- DIRECTIONS:
Reproduce, please, the span of lines beginning at the line with "Write a Python" and ending at the line with "import matplotlib.pyplot as plt", inclusive, minus any pictures.

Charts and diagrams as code
BEGIN
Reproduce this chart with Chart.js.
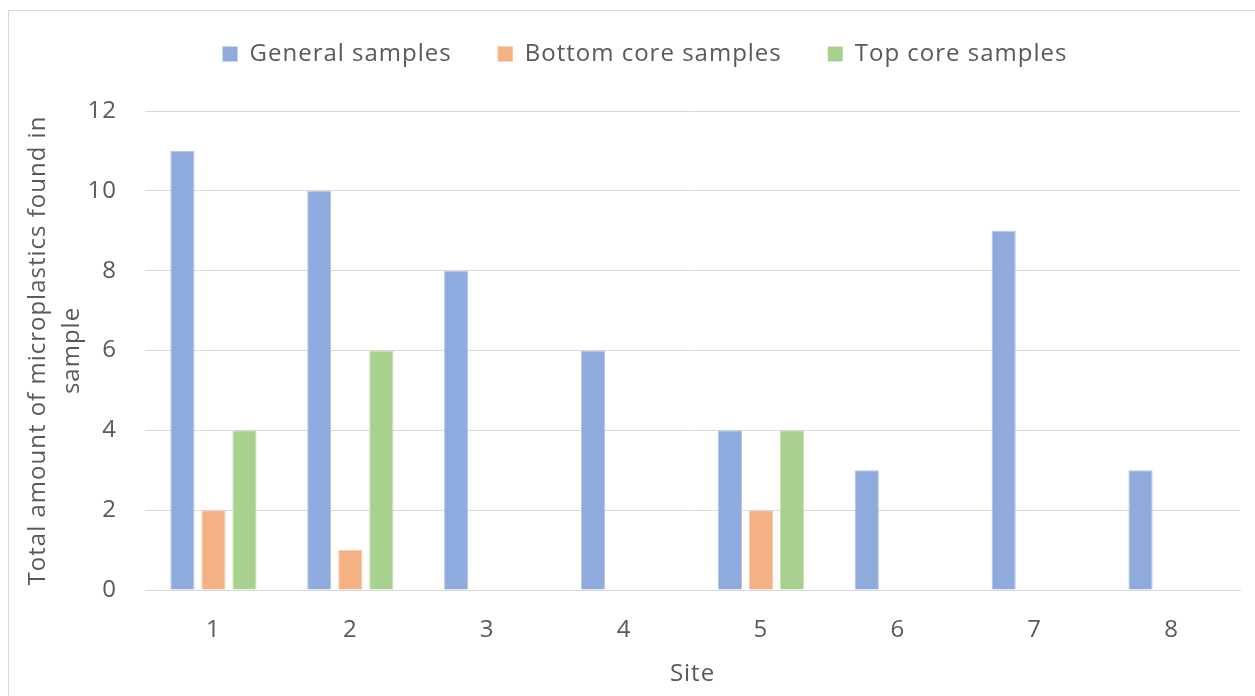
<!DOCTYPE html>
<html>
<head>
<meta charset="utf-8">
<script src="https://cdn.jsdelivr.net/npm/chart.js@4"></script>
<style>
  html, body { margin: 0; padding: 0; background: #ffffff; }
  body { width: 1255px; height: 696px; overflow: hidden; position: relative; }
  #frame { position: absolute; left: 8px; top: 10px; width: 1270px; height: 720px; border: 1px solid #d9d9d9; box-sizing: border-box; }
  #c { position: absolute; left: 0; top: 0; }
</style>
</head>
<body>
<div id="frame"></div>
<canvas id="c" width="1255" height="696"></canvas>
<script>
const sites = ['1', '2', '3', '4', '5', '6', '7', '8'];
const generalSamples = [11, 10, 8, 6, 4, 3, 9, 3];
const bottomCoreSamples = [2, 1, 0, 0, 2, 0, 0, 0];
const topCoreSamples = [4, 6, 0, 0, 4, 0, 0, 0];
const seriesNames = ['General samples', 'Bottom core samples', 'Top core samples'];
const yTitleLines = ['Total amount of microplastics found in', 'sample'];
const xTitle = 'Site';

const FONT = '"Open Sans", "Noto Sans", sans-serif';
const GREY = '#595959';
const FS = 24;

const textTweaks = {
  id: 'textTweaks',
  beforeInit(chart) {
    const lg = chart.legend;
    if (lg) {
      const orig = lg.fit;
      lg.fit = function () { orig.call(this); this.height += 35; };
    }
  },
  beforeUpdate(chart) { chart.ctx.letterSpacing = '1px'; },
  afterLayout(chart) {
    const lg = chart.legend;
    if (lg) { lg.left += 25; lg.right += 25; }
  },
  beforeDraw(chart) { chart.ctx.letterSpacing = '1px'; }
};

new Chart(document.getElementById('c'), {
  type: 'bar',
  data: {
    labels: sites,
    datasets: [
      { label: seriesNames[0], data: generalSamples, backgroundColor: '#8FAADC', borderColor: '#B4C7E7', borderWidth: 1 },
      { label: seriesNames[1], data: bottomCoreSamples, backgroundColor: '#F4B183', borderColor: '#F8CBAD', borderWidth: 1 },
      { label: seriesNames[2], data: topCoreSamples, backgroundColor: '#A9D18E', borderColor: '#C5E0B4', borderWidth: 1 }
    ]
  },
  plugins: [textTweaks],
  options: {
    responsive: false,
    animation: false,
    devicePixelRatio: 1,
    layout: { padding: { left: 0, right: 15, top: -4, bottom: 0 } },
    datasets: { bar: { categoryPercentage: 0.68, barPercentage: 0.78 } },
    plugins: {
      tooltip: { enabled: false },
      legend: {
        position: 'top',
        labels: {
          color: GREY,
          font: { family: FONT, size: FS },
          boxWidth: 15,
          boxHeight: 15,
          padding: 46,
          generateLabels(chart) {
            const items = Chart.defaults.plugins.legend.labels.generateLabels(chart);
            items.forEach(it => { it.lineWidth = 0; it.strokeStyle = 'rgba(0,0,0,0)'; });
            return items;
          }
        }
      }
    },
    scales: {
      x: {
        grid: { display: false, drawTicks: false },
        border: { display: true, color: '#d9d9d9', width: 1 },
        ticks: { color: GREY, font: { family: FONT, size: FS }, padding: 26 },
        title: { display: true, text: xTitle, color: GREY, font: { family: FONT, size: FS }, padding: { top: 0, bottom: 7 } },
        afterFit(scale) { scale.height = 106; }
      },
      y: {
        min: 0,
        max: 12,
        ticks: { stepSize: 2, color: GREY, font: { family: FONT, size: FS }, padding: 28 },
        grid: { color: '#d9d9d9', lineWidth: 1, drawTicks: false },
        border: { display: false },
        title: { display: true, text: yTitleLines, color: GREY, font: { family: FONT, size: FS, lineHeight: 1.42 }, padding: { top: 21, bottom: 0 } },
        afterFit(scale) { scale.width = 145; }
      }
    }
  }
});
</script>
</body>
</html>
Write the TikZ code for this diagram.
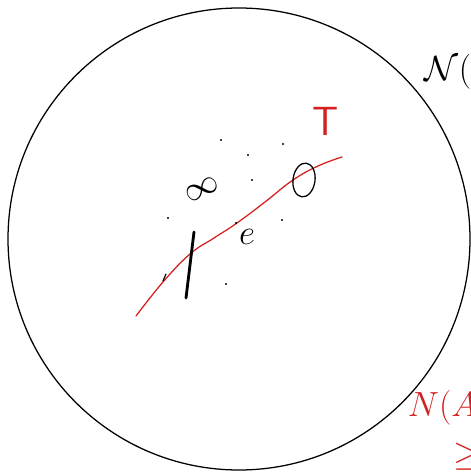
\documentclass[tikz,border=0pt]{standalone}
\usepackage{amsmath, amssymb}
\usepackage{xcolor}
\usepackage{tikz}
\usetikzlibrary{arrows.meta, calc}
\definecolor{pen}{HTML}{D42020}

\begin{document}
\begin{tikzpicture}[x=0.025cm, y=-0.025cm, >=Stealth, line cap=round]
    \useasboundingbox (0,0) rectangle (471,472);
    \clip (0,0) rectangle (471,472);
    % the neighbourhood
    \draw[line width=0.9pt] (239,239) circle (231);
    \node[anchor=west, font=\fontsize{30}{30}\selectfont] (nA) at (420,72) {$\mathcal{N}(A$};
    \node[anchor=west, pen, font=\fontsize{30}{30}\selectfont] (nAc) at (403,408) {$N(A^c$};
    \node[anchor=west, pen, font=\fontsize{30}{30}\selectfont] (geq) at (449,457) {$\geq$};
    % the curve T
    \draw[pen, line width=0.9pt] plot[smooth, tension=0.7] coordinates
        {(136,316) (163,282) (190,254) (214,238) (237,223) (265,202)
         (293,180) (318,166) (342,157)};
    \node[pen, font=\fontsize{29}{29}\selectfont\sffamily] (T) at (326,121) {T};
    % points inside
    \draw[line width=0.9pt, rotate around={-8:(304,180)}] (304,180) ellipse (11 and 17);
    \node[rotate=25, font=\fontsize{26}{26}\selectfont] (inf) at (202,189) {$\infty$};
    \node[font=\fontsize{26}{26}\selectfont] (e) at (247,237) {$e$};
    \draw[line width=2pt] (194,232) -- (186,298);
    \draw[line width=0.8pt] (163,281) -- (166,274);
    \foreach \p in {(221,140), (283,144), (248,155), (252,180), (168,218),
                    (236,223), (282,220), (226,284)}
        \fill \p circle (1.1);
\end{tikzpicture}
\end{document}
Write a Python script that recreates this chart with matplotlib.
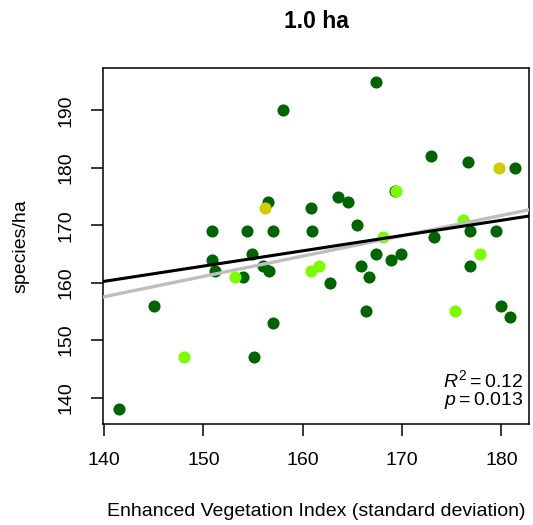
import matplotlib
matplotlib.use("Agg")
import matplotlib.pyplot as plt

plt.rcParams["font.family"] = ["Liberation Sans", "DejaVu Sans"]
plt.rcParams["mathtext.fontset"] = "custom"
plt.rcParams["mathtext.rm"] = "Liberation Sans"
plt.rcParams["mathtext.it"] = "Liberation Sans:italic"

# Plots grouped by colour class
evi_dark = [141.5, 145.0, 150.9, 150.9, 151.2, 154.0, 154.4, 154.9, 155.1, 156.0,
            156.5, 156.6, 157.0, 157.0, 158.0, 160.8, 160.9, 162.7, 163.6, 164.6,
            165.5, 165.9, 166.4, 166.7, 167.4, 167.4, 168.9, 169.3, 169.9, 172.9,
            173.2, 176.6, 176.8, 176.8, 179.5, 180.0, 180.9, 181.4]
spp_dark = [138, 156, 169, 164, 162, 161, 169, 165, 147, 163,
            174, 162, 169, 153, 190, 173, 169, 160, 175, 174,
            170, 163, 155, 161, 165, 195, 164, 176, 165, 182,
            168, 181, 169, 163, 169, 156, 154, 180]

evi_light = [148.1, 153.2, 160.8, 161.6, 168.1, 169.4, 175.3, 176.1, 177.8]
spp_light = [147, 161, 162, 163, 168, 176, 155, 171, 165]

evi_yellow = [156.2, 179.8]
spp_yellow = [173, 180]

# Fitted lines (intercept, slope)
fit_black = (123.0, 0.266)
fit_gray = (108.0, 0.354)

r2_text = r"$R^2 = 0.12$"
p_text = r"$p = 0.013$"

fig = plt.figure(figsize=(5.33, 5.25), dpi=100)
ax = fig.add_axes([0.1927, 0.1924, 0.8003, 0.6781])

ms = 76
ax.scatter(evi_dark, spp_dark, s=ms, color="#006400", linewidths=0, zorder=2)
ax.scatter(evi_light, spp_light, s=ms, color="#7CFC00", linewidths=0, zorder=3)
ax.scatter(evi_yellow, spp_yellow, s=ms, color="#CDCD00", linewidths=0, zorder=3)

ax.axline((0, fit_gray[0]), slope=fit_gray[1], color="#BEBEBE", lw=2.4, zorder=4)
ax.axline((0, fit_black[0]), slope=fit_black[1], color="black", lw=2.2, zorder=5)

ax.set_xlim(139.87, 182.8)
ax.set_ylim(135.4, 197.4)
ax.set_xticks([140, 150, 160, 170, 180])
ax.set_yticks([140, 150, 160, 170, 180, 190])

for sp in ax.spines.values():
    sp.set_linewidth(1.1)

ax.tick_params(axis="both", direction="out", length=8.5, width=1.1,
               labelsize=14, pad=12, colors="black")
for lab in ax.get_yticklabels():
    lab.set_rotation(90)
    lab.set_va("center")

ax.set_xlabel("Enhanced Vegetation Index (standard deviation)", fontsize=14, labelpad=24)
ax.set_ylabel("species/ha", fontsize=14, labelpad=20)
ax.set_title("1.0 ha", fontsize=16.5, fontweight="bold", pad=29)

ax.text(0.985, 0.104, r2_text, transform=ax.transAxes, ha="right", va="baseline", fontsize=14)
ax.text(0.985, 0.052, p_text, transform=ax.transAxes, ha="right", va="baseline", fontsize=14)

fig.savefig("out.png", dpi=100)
END
- TASK OUTPUT:
Write a Python script that recreates this chart with matplotlib.
import matplotlib
matplotlib.use("Agg")
import matplotlib.pyplot as plt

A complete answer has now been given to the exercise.